I don't think anyone was questioning why anyone would want to copy DVD's - just why they'd want to do so with this program. Doing so with the free stuff out there isn't THAT hard. When you figure that this software introduces DRM, locks to a single computer, and then tries to extort out $20 for the right to play on more computers, it's a pretty lousy deal.
PARTICULARLY nasty is the fact that Real seems to think that they can use DRM extortion tactics on content that don't own. That's a situation that is true regardless of whether or not the media is even pirated. If it's a major studio film, then Real has no legal ability to extra money from restricting rights to that. OR, even if it's just your wedding DVD you're copying - you are legally fine to copy it but you own the copyright yourself and Real has no legal right to restrict your usage of it.
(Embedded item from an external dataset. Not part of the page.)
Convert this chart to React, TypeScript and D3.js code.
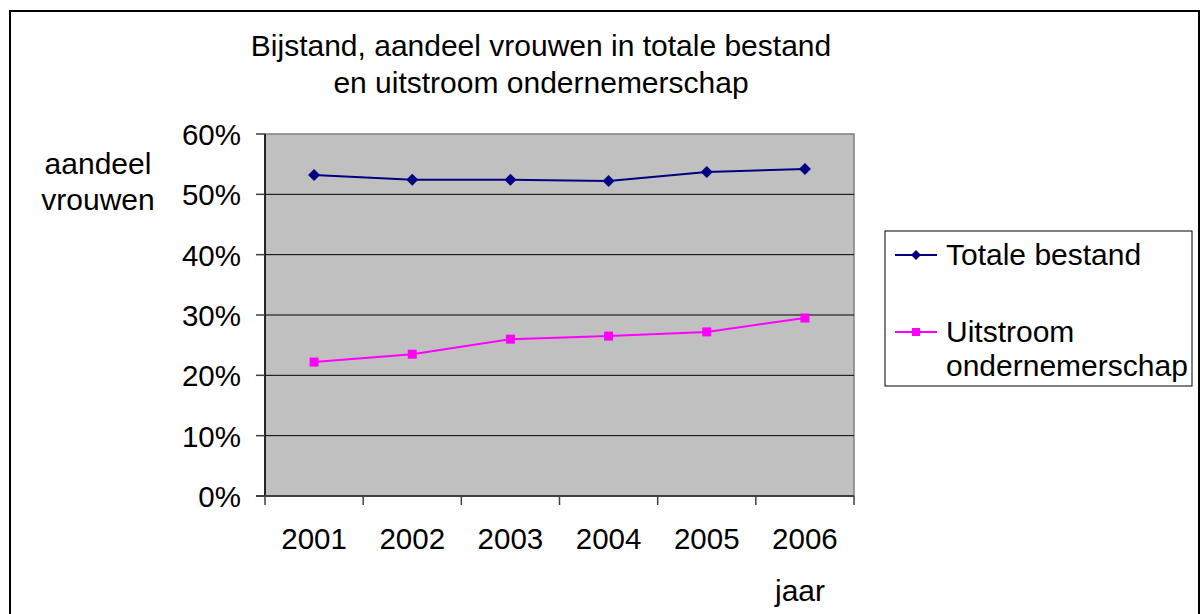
import React from 'react';
import * as d3 from 'd3';

// Chart data
const years = ['2001', '2002', '2003', '2004', '2005', '2006'];
const totaleBestand = [53.2, 52.4, 52.4, 52.2, 53.7, 54.2];
const uitstroom = [22.2, 23.5, 26.0, 26.5, 27.2, 29.5];
const yTicks = [0, 10, 20, 30, 40, 50, 60];

const W = 1204;
const H = 614;
const plot = { left: 265, top: 134, right: 854, bottom: 496 };
const font = '"Liberation Sans", Arial, sans-serif';

const App = () => {
  const x = d3.scaleBand().domain(years).range([plot.left, plot.right]);
  const y = d3.scaleLinear().domain([0, 60]).range([plot.bottom, plot.top]);
  const line = d3.line<number>()
    .x((_, i) => (x(years[i]) as number) + x.bandwidth() / 2)
    .y(d => y(d));

  const diamond = (cx: number, cy: number, r: number) =>
    `M${cx},${cy - r}L${cx + r},${cy}L${cx},${cy + r}L${cx - r},${cy}Z`;

  const boundaries = [...years.map(yr => x(yr) as number), plot.right];

  return (
    <div style={{ position: 'fixed', left: 0, top: 0 }}>
      <svg width={W} height={H} style={{ display: 'block', fontFamily: font }}>
        <rect x={0} y={0} width={W} height={H} fill="white" />
        {/* outer chart border */}
        <rect x={10} y={11} width={1189} height={620} fill="none" stroke="black" strokeWidth={2} />

        {/* title */}
        <text x={541} y={56} textAnchor="middle" fontSize={30}>Bijstand, aandeel vrouwen in totale bestand</text>
        <text x={541} y={93} textAnchor="middle" fontSize={30}>en uitstroom ondernemerschap</text>

        {/* plot area */}
        <rect x={plot.left} y={plot.top} width={plot.right - plot.left} height={plot.bottom - plot.top}
          fill="#C0C0C0" stroke="#808080" strokeWidth={1.5} />

        {/* gridlines */}
        {yTicks.slice(1, -1).map(t => (
          <line key={t} x1={plot.left} x2={plot.right} y1={y(t)} y2={y(t)} stroke="black" strokeWidth={1} />
        ))}

        {/* y axis */}
        <line x1={plot.left} x2={plot.left} y1={plot.top} y2={plot.bottom} stroke="black" strokeWidth={1.5} />
        {yTicks.map(t => (
          <g key={t}>
            <line x1={plot.left - 9} x2={plot.left} y1={y(t)} y2={y(t)} stroke="#404040" strokeWidth={1.5} />
            <text x={241} y={y(t) + 11} textAnchor="end" fontSize={29.5}>{t}%</text>
          </g>
        ))}

        {/* x axis */}
        <line x1={plot.left - 9} x2={plot.right} y1={plot.bottom} y2={plot.bottom} stroke="#404040" strokeWidth={2} />
        {boundaries.map((b, i) => (
          <line key={i} x1={b} x2={b} y1={plot.bottom} y2={plot.bottom + 9} stroke="#404040" strokeWidth={1.5} />
        ))}
        {years.map(yr => (
          <text key={yr} x={(x(yr) as number) + x.bandwidth() / 2} y={549} textAnchor="middle" fontSize={29.5}>{yr}</text>
        ))}

        {/* axis titles */}
        <text x={98} y={174} textAnchor="middle" fontSize={30}>aandeel</text>
        <text x={98} y={210} textAnchor="middle" fontSize={30}>vrouwen</text>
        <text x={800} y={601} textAnchor="middle" fontSize={30}>jaar</text>

        {/* series */}
        <path d={line(totaleBestand) || ''} fill="none" stroke="#000080" strokeWidth={2} />
        {totaleBestand.map((v, i) => (
          <path key={i} d={diamond((x(years[i]) as number) + x.bandwidth() / 2, y(v), 6)} fill="#000080" />
        ))}
        <path d={line(uitstroom) || ''} fill="none" stroke="#FF00FF" strokeWidth={2} />
        {uitstroom.map((v, i) => (
          <rect key={i} x={(x(years[i]) as number) + x.bandwidth() / 2 - 4.5} y={y(v) - 4.5} width={9} height={9} fill="#FF00FF" />
        ))}

        {/* legend */}
        <rect x={885} y={231} width={307} height={155} fill="white" stroke="black" strokeWidth={1} />
        <line x1={895} x2={937} y1={255} y2={255} stroke="#000080" strokeWidth={2} />
        <path d={diamond(916, 255, 5)} fill="#000080" />
        <text x={946} y={265} fontSize={30}>Totale bestand</text>
        <line x1={895} x2={937} y1={332} y2={332} stroke="#FF00FF" strokeWidth={2} />
        <rect x={912} y={328} width={8} height={8} fill="#FF00FF" />
        <text x={946} y={342} fontSize={30}>Uitstroom</text>
        <text x={946} y={376} fontSize={30}>ondernemerschap</text>
      </svg>
    </div>
  );
};

export default App;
"People who think they know everything are very annoying to those of us who do."-Mark Twain
What I need is a program that can automate that process so I can (for example) quickly and easily insert a Stargate DVD, and come back an hour later to 4 episode AVIs on my C: drive.
i=1
for title in {3,5,7,8}; do
mencoder "dvd://$title" -o "episode_$i.avi";
i=$(($i+1));
done
The problem with DVD shrink is that development stopped even before ARCoSS, which means that many newever DVDs can not be ripper directly without additional software. You can eiuther use DVD Decrypter (which is free, but introdues a very cumbersome step into the mix) or you can buy AnyDVD which sits just above the driver level and makes the DVD in the drive appear as a normal unencrypted, non copy-protected DVD. So even with DVDShrink, which is probably the best thing out there in my opinion, you either waste time or money, which is really the same thing anyway.
Brilliant- I just sent that code to my mom so now she'll be able to rip all of her DVDs on her Dell. Couldn't be simpler.